Since the federal compensation program was due to end and no extension was in sight, the average weekly reduction surged to 526,263 people per week in the second period, July 25 to Sept. 19. A loss of 50 percent of the payment, and the prospect that it could end if Congress failed to act, increased the pace of those exiting unemployment by 45 percent over those eight weeks. Two key issues influenced this — first, an expected reduction in weekly compensation to $300 was the most expected outcome of any extension and second, when it did not obtain congressional support, former President Trump actually found money to maintain a $300 weekly payment for a few more weeks from the executive branch budget. In part, the Trump payment reflected a late July congressional debate between those wishing to extend the $600 weekly and those wanting to extend the payments at a lower $300 weekly.
The dispute was resolved by letting the congressionally authorized payment end, as anticipated in the CARES Act, rather than accept a reduction to the $300 level. Both the temporary Trump extension of payments and the complete elimination of the federal supplemental compensation were unexpected — and the Trump payments, when they were created, were not expected to last more than three to six weeks — so the unemployed were incentivized to search harder. This period can be thought of as an uncertain $300 weekly period that had a huge surge in the pace at which people left continuing claims for unemployment compensation.
The third period began the week ending Sept. 19, 2020, and ran through Nov. 7. At the beginning of this period, the Trump temporary $300 weekly payment ended, leaving no federal assistance to the unemployed. Over these seven weeks, the weekly pace of exit surged to 791,821, as the actual weekly federal payment fell to zero. This led to a 50 percent rise in the pace of exiting unemployment. This period can be thought as a zero federal payment episode with the most rapid pace of reduction in those claiming unemployment.
The fourth period ran from the week ending Nov. 7 to the week ending May 1, 2021. Over this interval, no federal payment was forthcoming until the Consolidated Appropriations Act was passed and signed at the end of December, reestablishing the $300 weekly federal unemployment compensation to mid-March, 2021. The American Rescue Plan further extended $300 weekly pandemic-related federal compensation programs to Sept. 6, 2021, though in recent weeks several states have announced early ends to these payments in May and June.
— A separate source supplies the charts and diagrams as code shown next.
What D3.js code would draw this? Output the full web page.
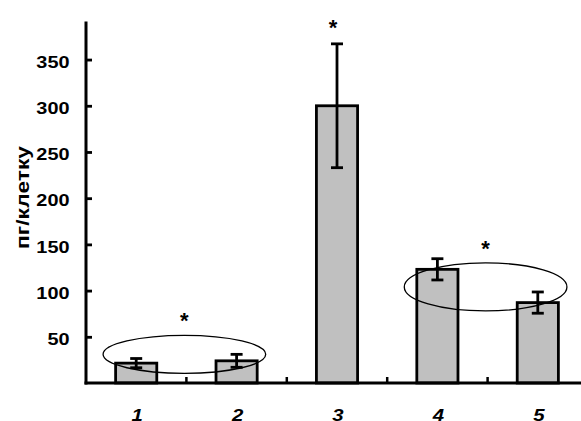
<!DOCTYPE html>
<html>
<head>
<meta charset="utf-8">
<script src="https://cdn.jsdelivr.net/npm/d3@7"></script>
<style>
  html, body { margin: 0; padding: 0; background: #fff; }
  svg { display: block; }
  text { font-family: "Liberation Sans", Arial, sans-serif; font-weight: bold; fill: #000; }
</style>
</head>
<body>
<svg id="chart" width="581" height="421"></svg>
<script>
// Groups, mean values and error (±) for each group
const categories = ["1", "2", "3", "4", "5"];
const values = [21.5, 24, 300, 123, 87];
const errors = [5, 7, 67, 11.5, 11.5];
const yTicks = [50, 100, 150, 200, 250, 300, 350];
const yLabel = "пг/клетку";
// Significance marks: single bar or a pair of bars grouped by an ellipse
const starGroups = [["3"], ["1", "2"], ["4", "5"]];
const ellipseCenters = [null, 31, 104];   // value at ellipse centre
const ellipseRadii = [null, 20.5, 26];    // vertical half-size in value units

const svg = d3.select("#chart");
const x0 = 86, x1 = 588, yBase = 383, yTop = 22.6;

const x = d3.scaleBand().domain(categories).range([x0, x1]).padding(0);
const y = d3.scaleLinear().domain([0, 390]).range([yBase, yTop]);
const barW = x.step() * 0.41;
const cx = c => x(c) + x.bandwidth() / 2;

// Bars
svg.append("g").selectAll("rect")
  .data(categories)
  .join("rect")
  .attr("x", c => cx(c) - barW / 2)
  .attr("y", (c, i) => y(values[i]))
  .attr("width", barW)
  .attr("height", (c, i) => y(0) - y(values[i]))
  .attr("fill", "#c0c0c0")
  .attr("stroke", "#000")
  .attr("stroke-width", 2.8);

// Error bars
const eb = svg.append("g").attr("stroke", "#000").attr("stroke-width", 2.8);
categories.forEach((c, i) => {
  const hi = y(values[i] + errors[i]), lo = y(values[i] - errors[i]);
  eb.append("line").attr("x1", cx(c)).attr("x2", cx(c)).attr("y1", hi).attr("y2", lo);
  eb.append("line").attr("x1", cx(c) - 6).attr("x2", cx(c) + 6).attr("y1", hi).attr("y2", hi);
  eb.append("line").attr("x1", cx(c) - 6).attr("x2", cx(c) + 6).attr("y1", lo).attr("y2", lo);
});

// Ellipses around grouped bars and asterisks
const marks = svg.append("g");
starGroups.forEach((g, k) => {
  if (g.length === 1) {
    const i = categories.indexOf(g[0]);
    marks.append("text")
      .attr("x", cx(g[0]) - 4).attr("y", y(values[i] + errors[i]) - 9)
      .attr("text-anchor", "middle").attr("font-size", 22).text("*");
  } else {
    const mx = (cx(g[0]) + cx(g[1])) / 2 - 2;
    const ey = y(ellipseCenters[k]);
    const ry = y(0) - y(ellipseRadii[k]);
    marks.append("ellipse")
      .attr("cx", mx).attr("cy", ey).attr("rx", x.step() * 0.81).attr("ry", ry)
      .attr("fill", "none").attr("stroke", "#000").attr("stroke-width", 1.3);
    marks.append("text")
      .attr("x", mx).attr("y", ey - ry - 7)
      .attr("text-anchor", "middle").attr("font-size", 22).text("*");
  }
});

// Y axis
const yAxis = svg.append("g").attr("transform", `translate(${x0},0)`)
  .call(d3.axisLeft(y).tickValues(yTicks).tickSize(-6).tickPadding(0));
yAxis.select(".domain").remove();
yAxis.selectAll(".tick line").attr("stroke", "#000").attr("stroke-width", 2.8);
yAxis.selectAll(".tick text")
  .attr("x", 0).attr("dy", "0.47em")
  .attr("font-size", 16.3)
  .attr("text-anchor", "end")
  .attr("transform", "translate(-16.5,0) scale(1.22,1)")
  .attr("font-family", null);
svg.append("line").attr("x1", x0).attr("x2", x0).attr("y1", yTop - 1).attr("y2", yBase + 1.4)
  .attr("stroke", "#000").attr("stroke-width", 3);

// X axis with boundary ticks between groups
const xb = svg.append("g");
d3.range(1, categories.length).forEach(j => {
  const bx = x0 + j * x.step();
  xb.append("line").attr("x1", bx).attr("x2", bx).attr("y1", yBase - 6).attr("y2", yBase)
    .attr("stroke", "#000").attr("stroke-width", 2.5);
});
svg.append("line").attr("x1", x0 - 1.5).attr("x2", 581).attr("y1", yBase).attr("y2", yBase)
  .attr("stroke", "#000").attr("stroke-width", 3);

// Category labels
svg.append("g").selectAll("text")
  .data(categories)
  .join("text")
  .attr("transform", c => `translate(${cx(c) + 1},421) scale(1.2,1)`)
  .attr("text-anchor", "middle")
  .attr("font-size", 17)
  .attr("font-style", "italic")
  .text(c => c);

// Y axis title
svg.append("text")
  .attr("transform", "translate(29,197.5) rotate(-90) scale(1.3,1)")
  .attr("text-anchor", "middle")
  .attr("font-size", 17.5)
  .text(yLabel);
</script>
</body>
</html>
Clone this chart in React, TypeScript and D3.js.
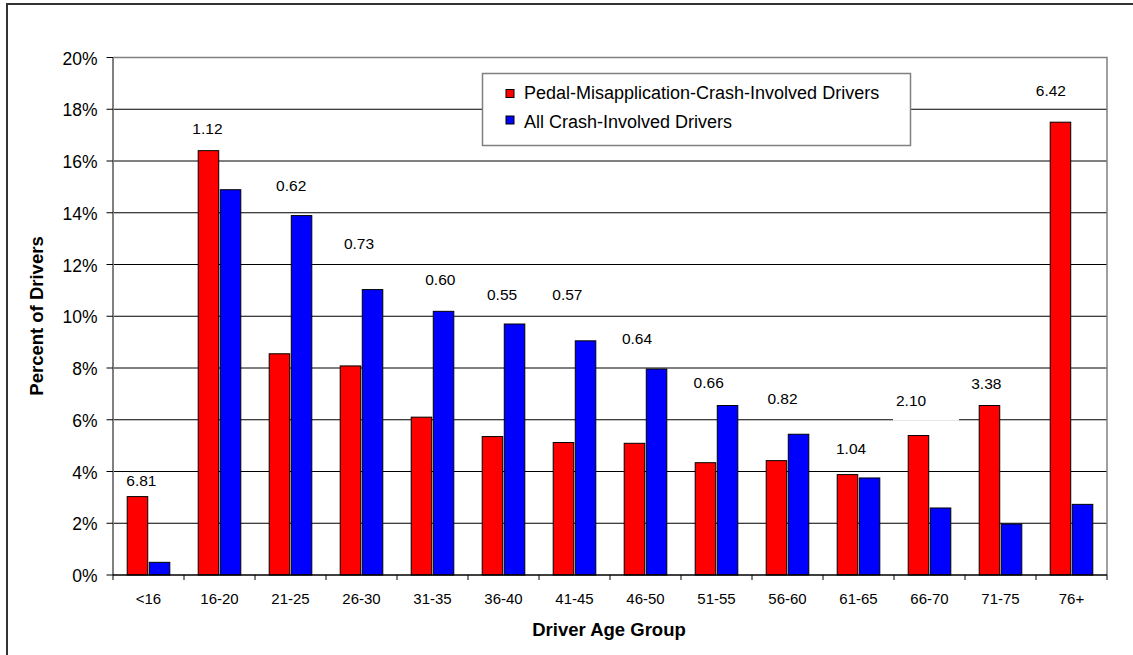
import React from "react";
import * as d3 from "d3";

const categories = ["<16", "16-20", "21-25", "26-30", "31-35", "36-40", "41-45", "46-50", "51-55", "56-60", "61-65", "66-70", "71-75", "76+"];
const pedalValues = [3.03, 16.4, 8.55, 8.08, 6.1, 5.35, 5.12, 5.09, 4.34, 4.42, 3.88, 5.39, 6.55, 17.5];
const allValues = [0.49, 14.89, 13.89, 11.03, 10.19, 9.7, 9.05, 7.96, 6.55, 5.44, 3.75, 2.59, 1.97, 2.73];
const ratioLabels = ["6.81", "1.12", "0.62", "0.73", "0.60", "0.55", "0.57", "0.64", "0.66", "0.82", "1.04", "2.10", "3.38", "6.42"];
// annotation placement: height in percent units, horizontal shift in category steps
const labelLevel = [3.64, 17.25, 15.05, 12.8, 11.41, 10.83, 10.83, 9.13, 7.44, 6.81, 4.87, 6.74, 7.42, 18.72];
const labelShift = [-0.1, -0.17, 0.01, -0.035, 0.11, -0.02, -0.1, -0.12, -0.11, -0.07, -0.105, -0.26, -0.2, -0.29];
const seriesNames = ["Pedal-Misapplication-Crash-Involved Drivers", "All Crash-Involved Drivers"];
const seriesColors = ["#FF0000", "#0000FF"];
const yTicks = [0, 2, 4, 6, 8, 10, 12, 14, 16, 18, 20];

const W = 1133;
const H = 655;
const FONT = "'Liberation Sans', Arial, sans-serif";

export default function App() {
  const left = 113, right = 1107, top = 57.5, bottom = 575;
  const x = d3.scaleBand<string>().domain(categories).range([left, right]).paddingInner(0.4).paddingOuter(0.2);
  const xs = d3.scaleBand<number>().domain([0, 1]).range([0, x.bandwidth()]).paddingInner(0.07);
  const y = d3.scaleLinear().domain([0, 20]).range([bottom, top]);
  const step = x.step();
  const series = [pedalValues, allValues];
  const boundaries = d3.range(categories.length + 1).map((i) => left + i * step);

  return (
    <div style={{ position: "absolute", left: 0, top: 0 }}>
      <svg width={W} height={H} style={{ display: "block", background: "#fff" }} fontFamily={FONT}>
        <rect x={0} y={0} width={W} height={H} fill="#fff" />
        {/* outer chart border */}
        <path d={`M7,${H + 5}V4H${W + 5}`} fill="none" stroke="#333" strokeWidth={2} />
        {/* gridlines */}
        {yTicks.filter((t) => t > 0 && t < 20).map((t) => (
          <line key={t} x1={left} x2={right} y1={y(t)} y2={y(t)} stroke="#000" strokeWidth={1} />
        ))}
        {/* plot border top/right */}
        <path d={`M${left},${y(20)}H${right}V${bottom}`} fill="none" stroke="#808080" strokeWidth={1.5} />
        {/* bars */}
        {series.map((vals, si) =>
          categories.map((c, i) => (
            <rect
              key={`${si}-${c}`}
              x={(x(c) as number) + (xs(si) as number)}
              y={y(vals[i])}
              width={xs.bandwidth()}
              height={bottom - y(vals[i])}
              fill={seriesColors[si]}
              stroke="#000"
              strokeWidth={1}
            />
          ))
        )}
        {/* y axis */}
        <line x1={left} x2={left} y1={top} y2={bottom} stroke="#808080" strokeWidth={2} />
        {yTicks.map((t) => (
          <g key={t}>
            <line x1={left - 6.5} x2={left} y1={y(t)} y2={y(t)} stroke="#000" strokeWidth={1} />
            <text x={97.5} y={y(t) + 1} textAnchor="end" dominantBaseline="central" fontSize={17.5} fill="#000">
              {t}%
            </text>
          </g>
        ))}
        {/* x axis */}
        <line x1={left} x2={right} y1={bottom} y2={bottom} stroke="#000" strokeWidth={1.5} />
        {boundaries.map((b, i) => (
          <line key={i} x1={b} x2={b} y1={bottom} y2={bottom + 5} stroke="#000" strokeWidth={1} />
        ))}
        {categories.map((c) => (
          <text key={c} x={(x(c) as number) + x.bandwidth() / 2} y={603.5} textAnchor="middle" fontSize={15} fill="#000">
            {c}
          </text>
        ))}
        {/* ratio labels */}
        {categories.map((c, i) => {
          const lx = (x(c) as number) + x.bandwidth() / 2 + labelShift[i] * step;
          const ly = y(labelLevel[i]);
          return (
            <g key={`lab-${c}`}>
              {ratioLabels[i] === "2.10" && <rect x={lx - 18} y={ly - 12} width={66} height={32} fill="#fff" />}
              <text x={lx} y={ly} textAnchor="middle" dominantBaseline="central" fontSize={15.5} fill="#000">
                {ratioLabels[i]}
              </text>
            </g>
          );
        })}
        {/* legend */}
        <rect x={482.5} y={73.5} width={428} height={72} fill="#fff" stroke="#808080" strokeWidth={1.5} />
        {seriesNames.map((n, i) => (
          <g key={n}>
            <rect x={506} y={89.5 + i * 26.5} width={8} height={8} fill={seriesColors[i]} stroke="#000" strokeWidth={1} />
            <text x={524} y={99 + i * 28.5} fontSize={18} fill="#000">
              {n}
            </text>
          </g>
        ))}
        {/* axis titles */}
        <text x={609} y={636} textAnchor="middle" fontSize={18.5} fontWeight="bold" fill="#000">
          Driver Age Group
        </text>
        <text
          transform={`translate(43,316) rotate(-90)`}
          textAnchor="middle"
          fontSize={18.5}
          fontWeight="bold"
          fill="#000"
        >
          Percent of Drivers
        </text>
      </svg>
    </div>
  );
}
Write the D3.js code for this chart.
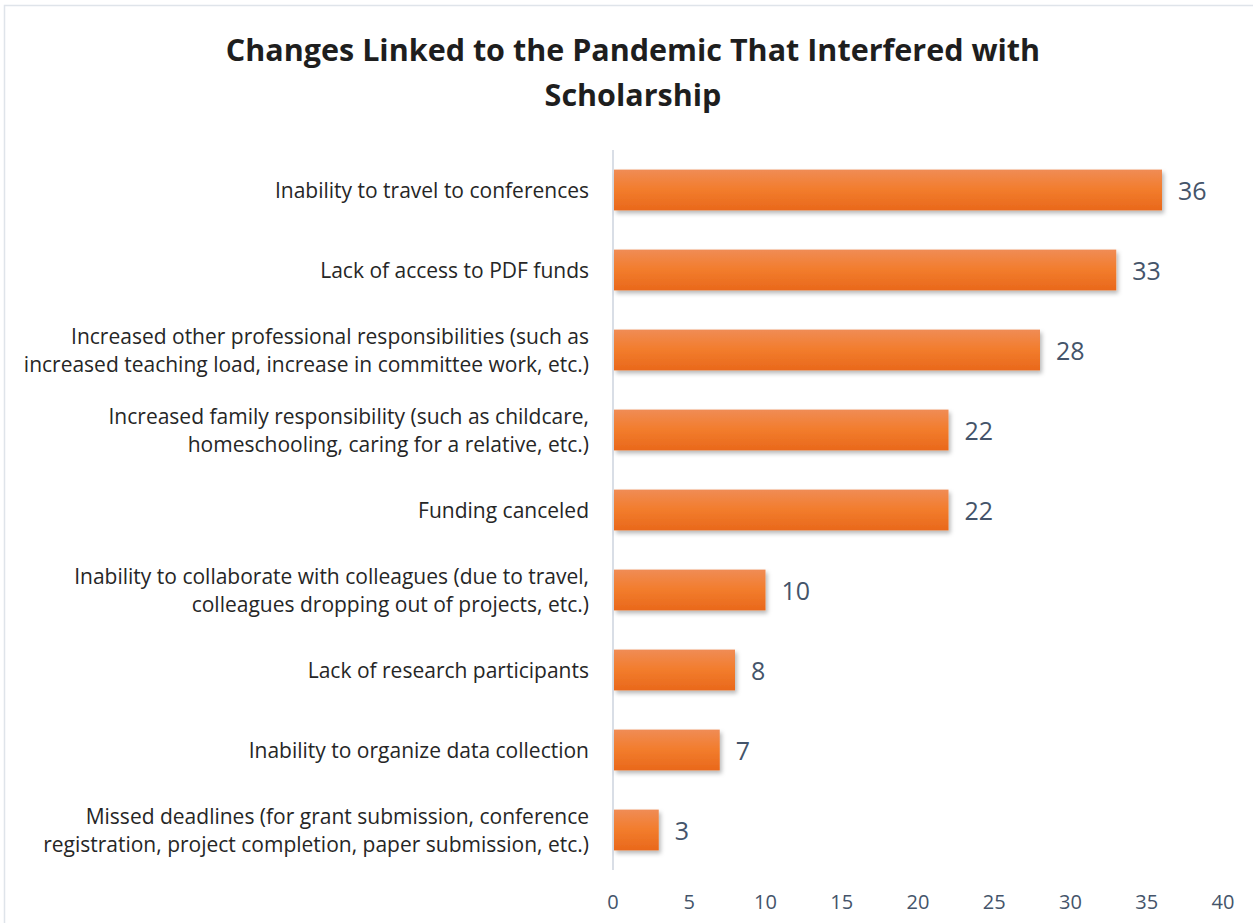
<!DOCTYPE html>
<html>
<head>
<meta charset="utf-8">
<script src="https://cdn.jsdelivr.net/npm/d3@7"></script>
<style>
  html, body { margin: 0; padding: 0; background: #fff; }
  svg { display: block; }
</style>
</head>
<body>
<svg id="chart" width="1253" height="923"></svg>
<script>
// Chart content
const titleLines = ["Changes Linked to the Pandemic That Interfered with", "Scholarship"];
const categories = [
  ["Inability to travel to conferences"],
  ["Lack of access to PDF funds"],
  ["Increased other professional responsibilities (such as", "increased teaching load, increase in committee work, etc.)"],
  ["Increased family responsibility (such as childcare,", "homeschooling, caring for a relative, etc.)"],
  ["Funding canceled"],
  ["Inability to collaborate with colleagues (due to travel,", "colleagues dropping out of projects, etc.)"],
  ["Lack of research participants"],
  ["Inability to organize data collection"],
  ["Missed deadlines (for grant submission, conference", "registration, project completion, paper submission, etc.)"]
];
const values = [36, 33, 28, 22, 22, 10, 8, 7, 3];
const xTicks = [0, 5, 10, 15, 20, 25, 30, 35, 40];

const svg = d3.select("#chart");
const W = 1253, H = 923;
const font = "'Open Sans', Lato, sans-serif";

// Frame (top and left edge)
svg.append("path")
  .attr("d", `M4.5,${H} V5.5 H${W}`)
  .attr("fill", "none").attr("stroke", "#dfe4ea").attr("stroke-width", 1.5);

// Title
svg.append("text")
  .attr("text-anchor", "middle")
  .attr("font-family", font).attr("font-weight", 700).attr("font-size", 30.5)
  .attr("fill", "#1e1e1e")
  .selectAll("tspan").data(titleLines).join("tspan")
  .attr("x", 633).attr("y", (d, i) => 61 + i * 45)
  .text(d => d);

const x = d3.scaleLinear().domain([0, 40]).range([613, 1223]);
const y = d3.scaleBand().domain(d3.range(categories.length)).range([150, 870]).paddingInner(0.49).paddingOuter(0.245);

// Bar gradient and shadow
const defs = svg.append("defs");
const grad = defs.append("linearGradient").attr("id", "barGrad")
  .attr("x1", 0).attr("y1", 0).attr("x2", 0).attr("y2", 1);
grad.append("stop").attr("offset", "0%").attr("stop-color", "#f08c55");
grad.append("stop").attr("offset", "50%").attr("stop-color", "#f27c2c");
grad.append("stop").attr("offset", "100%").attr("stop-color", "#e9681b");
const shadow = defs.append("filter").attr("id", "shadow")
  .attr("x", "-10%").attr("y", "-20%").attr("width", "130%").attr("height", "160%");
shadow.append("feDropShadow").attr("dx", 2).attr("dy", 3).attr("stdDeviation", 2)
  .attr("flood-color", "#000").attr("flood-opacity", 0.28);

// Vertical category axis line
svg.append("line")
  .attr("x1", x(0)).attr("x2", x(0))
  .attr("y1", 150).attr("y2", 870)
  .attr("stroke", "#d9dee6").attr("stroke-width", 2);

// Bars
svg.append("g").selectAll("rect").data(values).join("rect")
  .attr("x", x(0) + 1)
  .attr("y", (d, i) => y(i))
  .attr("width", d => x(d) - x(0) - 1)
  .attr("height", y.bandwidth())
  .attr("fill", "url(#barGrad)")
  .attr("filter", "url(#shadow)");

// Value labels
svg.append("g").selectAll("text").data(values).join("text")
  .attr("x", d => x(d) + 16)
  .attr("y", (d, i) => y(i) + y.bandwidth() / 2 + 9.5)
  .attr("font-family", font).attr("font-size", 25)
  .attr("fill", "#44546a")
  .text(d => d);

// Category labels
const catG = svg.append("g");
categories.forEach((lines, i) => {
  const cy = y(i) + y.bandwidth() / 2;
  const lh = 28;
  const t = catG.append("text")
    .attr("text-anchor", "end")
    .attr("font-family", font).attr("font-size", 21)
    .attr("fill", "#262626");
  lines.forEach((ln, j) => {
    t.append("tspan")
      .attr("x", 589)
      .attr("y", cy + 8 + (j - (lines.length - 1) / 2) * lh)
      .text(ln);
  });
});

// X axis tick labels
svg.append("g").selectAll("text").data(xTicks).join("text")
  .attr("x", d => x(d))
  .attr("y", 909)
  .attr("text-anchor", "middle")
  .attr("font-family", font).attr("font-size", 20)
  .attr("fill", "#44546a")
  .text(d => d);
</script>
</body>
</html>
Besides restoring the federal payment to the $300 weekly level during this period, there was the largest surge of COVID-19 cases for the year from mid-October 2020 through mid-January 2021, causing new restrictions and keeping the unemployed from seeking and finding work at the previous rapid pace. As a result, during this final period, the average decline in continuing claims for unemployment fell to a weekly rate of 94,803. As more states actually drop the federal payment in the near future, exits from unemployment and continuing claims are likely to accelerate, especially given that the economy is set to open up entirely. This period began as a zero-payment period then returned to a $300 weekly payment regime. The pace of exit from unemployment slowed, not surprisingly.
It should not be taken as an insult to potential workers that most policy analysts expect rational people to prefer to stay home from work for a period when they can earn more than they would by returning to a job. It is not a comment on their work ethic or responsibility to their family, friends or community. Most people respond to incentives, and when they could receive much more, or even slightly less, for an extended period at home and avoid contact with an infectious virus, that was the short-term responsible thing to do.
John A. Tatom is a fellow at the Institute for Applied Economics, Global Health and the Study of Business Enterprise at Johns Hopkins University, and a former research official at the Federal Reserve Bank of St. Louis.